■ Task brief: Quote the listing below in full and exactly as written, but omit every picture.

>> begin Data provided

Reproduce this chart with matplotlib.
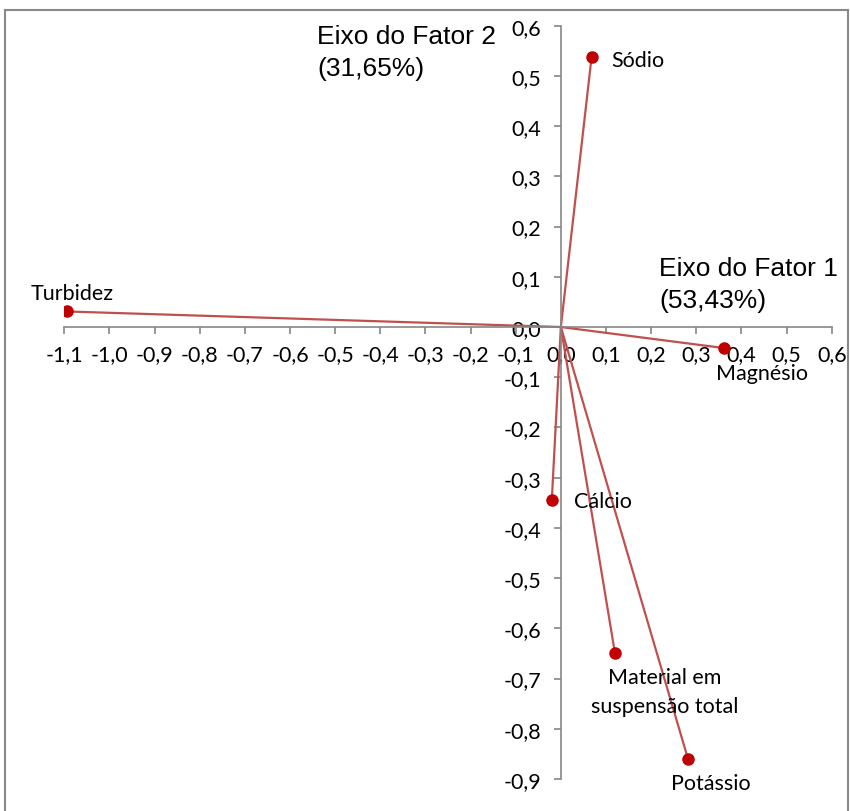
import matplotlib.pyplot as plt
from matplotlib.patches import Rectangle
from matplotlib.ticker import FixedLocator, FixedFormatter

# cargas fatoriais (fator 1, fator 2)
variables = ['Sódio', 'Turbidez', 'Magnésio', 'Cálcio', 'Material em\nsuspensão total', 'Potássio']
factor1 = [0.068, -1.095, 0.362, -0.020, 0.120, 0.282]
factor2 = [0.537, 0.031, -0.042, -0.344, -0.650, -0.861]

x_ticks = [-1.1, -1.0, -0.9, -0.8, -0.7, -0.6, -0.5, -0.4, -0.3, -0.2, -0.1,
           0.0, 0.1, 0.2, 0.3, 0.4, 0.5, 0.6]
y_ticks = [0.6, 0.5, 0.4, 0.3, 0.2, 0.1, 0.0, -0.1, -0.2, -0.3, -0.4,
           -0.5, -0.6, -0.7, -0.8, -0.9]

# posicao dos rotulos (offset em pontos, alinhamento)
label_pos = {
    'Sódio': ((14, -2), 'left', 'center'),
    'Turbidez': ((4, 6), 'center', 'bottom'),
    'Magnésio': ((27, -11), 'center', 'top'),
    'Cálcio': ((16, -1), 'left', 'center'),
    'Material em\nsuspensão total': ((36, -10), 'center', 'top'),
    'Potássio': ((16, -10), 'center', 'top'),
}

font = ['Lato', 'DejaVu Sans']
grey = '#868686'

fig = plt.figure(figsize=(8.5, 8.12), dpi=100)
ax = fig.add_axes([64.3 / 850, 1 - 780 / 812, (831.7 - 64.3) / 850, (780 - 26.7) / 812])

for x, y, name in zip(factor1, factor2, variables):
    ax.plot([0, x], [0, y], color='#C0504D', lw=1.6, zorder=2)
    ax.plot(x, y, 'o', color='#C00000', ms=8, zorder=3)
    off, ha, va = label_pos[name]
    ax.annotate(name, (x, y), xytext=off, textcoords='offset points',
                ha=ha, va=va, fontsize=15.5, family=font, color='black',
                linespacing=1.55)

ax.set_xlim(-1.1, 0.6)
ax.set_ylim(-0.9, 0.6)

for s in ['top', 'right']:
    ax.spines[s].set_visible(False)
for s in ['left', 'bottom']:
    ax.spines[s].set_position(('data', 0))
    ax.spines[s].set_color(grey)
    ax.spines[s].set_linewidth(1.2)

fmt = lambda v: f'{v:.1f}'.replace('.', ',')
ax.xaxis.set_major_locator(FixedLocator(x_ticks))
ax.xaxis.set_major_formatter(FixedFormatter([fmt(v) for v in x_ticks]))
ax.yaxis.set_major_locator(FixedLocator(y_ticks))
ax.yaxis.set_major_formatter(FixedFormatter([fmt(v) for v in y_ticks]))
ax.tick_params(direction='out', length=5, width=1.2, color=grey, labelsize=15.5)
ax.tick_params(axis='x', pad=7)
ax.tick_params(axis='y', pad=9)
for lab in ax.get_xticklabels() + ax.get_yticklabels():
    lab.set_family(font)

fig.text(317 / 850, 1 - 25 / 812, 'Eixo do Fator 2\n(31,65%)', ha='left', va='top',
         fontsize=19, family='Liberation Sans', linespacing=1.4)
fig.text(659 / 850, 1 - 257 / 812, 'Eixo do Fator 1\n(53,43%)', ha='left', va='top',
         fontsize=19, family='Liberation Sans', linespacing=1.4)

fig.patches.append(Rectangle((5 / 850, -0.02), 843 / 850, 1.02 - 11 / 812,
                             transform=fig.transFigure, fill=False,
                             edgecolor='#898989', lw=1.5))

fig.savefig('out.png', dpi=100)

>> end Data provided

■ Output:
Reproduce this chart with matplotlib.
import matplotlib.pyplot as plt
from matplotlib.patches import Rectangle
from matplotlib.ticker import FixedLocator, FixedFormatter

# cargas fatoriais (fator 1, fator 2)
variables = ['Sódio', 'Turbidez', 'Magnésio', 'Cálcio', 'Material em\nsuspensão total', 'Potássio']
factor1 = [0.068, -1.095, 0.362, -0.020, 0.120, 0.282]
factor2 = [0.537, 0.031, -0.042, -0.344, -0.650, -0.861]

x_ticks = [-1.1, -1.0, -0.9, -0.8, -0.7, -0.6, -0.5, -0.4, -0.3, -0.2, -0.1,
           0.0, 0.1, 0.2, 0.3, 0.4, 0.5, 0.6]
y_ticks = [0.6, 0.5, 0.4, 0.3, 0.2, 0.1, 0.0, -0.1, -0.2, -0.3, -0.4,
           -0.5, -0.6, -0.7, -0.8, -0.9]

# posicao dos rotulos (offset em pontos, alinhamento)
label_pos = {
    'Sódio': ((14, -2), 'left', 'center'),
    'Turbidez': ((4, 6), 'center', 'bottom'),
    'Magnésio': ((27, -11), 'center', 'top'),
    'Cálcio': ((16, -1), 'left', 'center'),
    'Material em\nsuspensão total': ((36, -10), 'center', 'top'),
    'Potássio': ((16, -10), 'center', 'top'),
}

font = ['Lato', 'DejaVu Sans']
grey = '#868686'

fig = plt.figure(figsize=(8.5, 8.12), dpi=100)
ax = fig.add_axes([64.3 / 850, 1 - 780 / 812, (831.7 - 64.3) / 850, (780 - 26.7) / 812])

for x, y, name in zip(factor1, factor2, variables):
    ax.plot([0, x], [0, y], color='#C0504D', lw=1.6, zorder=2)
    ax.plot(x, y, 'o', color='#C00000', ms=8, zorder=3)
    off, ha, va = label_pos[name]
    ax.annotate(name, (x, y), xytext=off, textcoords='offset points',
                ha=ha, va=va, fontsize=15.5, family=font, color='black',
                linespacing=1.55)

ax.set_xlim(-1.1, 0.6)
ax.set_ylim(-0.9, 0.6)

for s in ['top', 'right']:
    ax.spines[s].set_visible(False)
for s in ['left', 'bottom']:
    ax.spines[s].set_position(('data', 0))
    ax.spines[s].set_color(grey)
    ax.spines[s].set_linewidth(1.2)

fmt = lambda v: f'{v:.1f}'.replace('.', ',')
ax.xaxis.set_major_locator(FixedLocator(x_ticks))
ax.xaxis.set_major_formatter(FixedFormatter([fmt(v) for v in x_ticks]))
ax.yaxis.set_major_locator(FixedLocator(y_ticks))
ax.yaxis.set_major_formatter(FixedFormatter([fmt(v) for v in y_ticks]))
ax.tick_params(direction='out', length=5, width=1.2, color=grey, labelsize=15.5)
ax.tick_params(axis='x', pad=7)
ax.tick_params(axis='y', pad=9)
for lab in ax.get_xticklabels() + ax.get_yticklabels():
    lab.set_family(font)

fig.text(317 / 850, 1 - 25 / 812, 'Eixo do Fator 2\n(31,65%)', ha='left', va='top',
         fontsize=19, family='Liberation Sans', linespacing=1.4)
fig.text(659 / 850, 1 - 257 / 812, 'Eixo do Fator 1\n(53,43%)', ha='left', va='top',
         fontsize=19, family='Liberation Sans', linespacing=1.4)

fig.patches.append(Rectangle((5 / 850, -0.02), 843 / 850, 1.02 - 11 / 812,
                             transform=fig.transFigure, fill=False,
                             edgecolor='#898989', lw=1.5))

fig.savefig('out.png', dpi=100)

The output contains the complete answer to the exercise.